Unlike Mars, Venus has always been the ugly stepchild of planetary exploration. The cloud-shrouded world is a hell of blistering temperatures and crushing pressure on its surface. Various Soviet landings on the second planet from the sun have either failed or lasted only a brief time. The United States has studied Venus safe from afar, starting with Mariner 2 in the early 1960s and ending with Magellan in the 1990s. Now Russia would like to revisit Venus and NASA is interested in joining in, according to Space.com.

Venera-D is a planned Russian mission to Venus that would involve not only a lander and an orbiter, but an airship that would ply the skies of the planet where both the temperature and atmospheric pressure is relatively benign compared to what adheres on the surface.

The mission represents an opportunity for cooperative exploration for the two space powers and former superpower rivals.

Venus is about the same size as Earth.
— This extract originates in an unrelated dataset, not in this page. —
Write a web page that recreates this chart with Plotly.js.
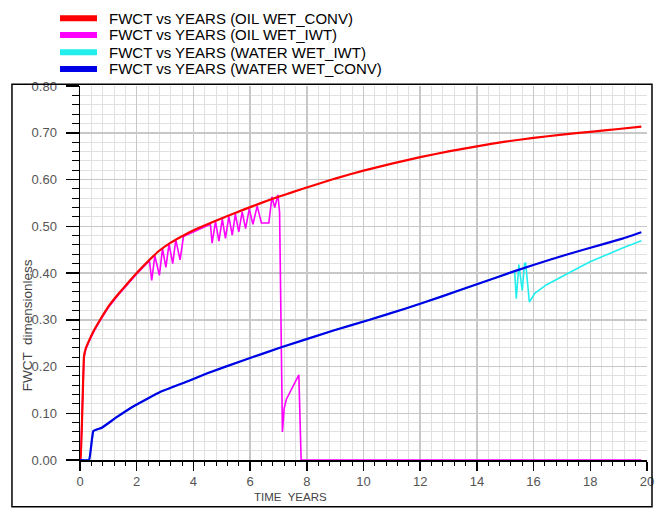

However, a runaway greenhouse effect sometime in the distant past has created a world that more resembles Hell than any place on our home planet. Its atmosphere is 93 percent carbon dioxide with a pressure 92 times that of Earth on the surface. The temperature on the surface is 865 degrees F on the average. In many ways, Venus is one of the most inhospitable in the solar system.

About 50 kilometers above Venus’ surface both the pressure and temperature are relatively benign, hence the proposal to insert an airship, run by solar energy, to explore that region.

One of the engineering challenges is that sulfuric acid also exists at that part of the Venusian atmosphere. Temperatures, while nowhere near what adheres on the surface, are still much higher than on Earth.

Even so, some futurists suggest that floating cities could be used to colonized the Upper Atmosphere of Venus, with scientists living there long term, studying the planet with remote controlled drones and rovers specially built to withstand the harsh conditions on the surface.

In the meantime, Venera-D is planned to take place sometime in the 2020s and has not yet received significant funding.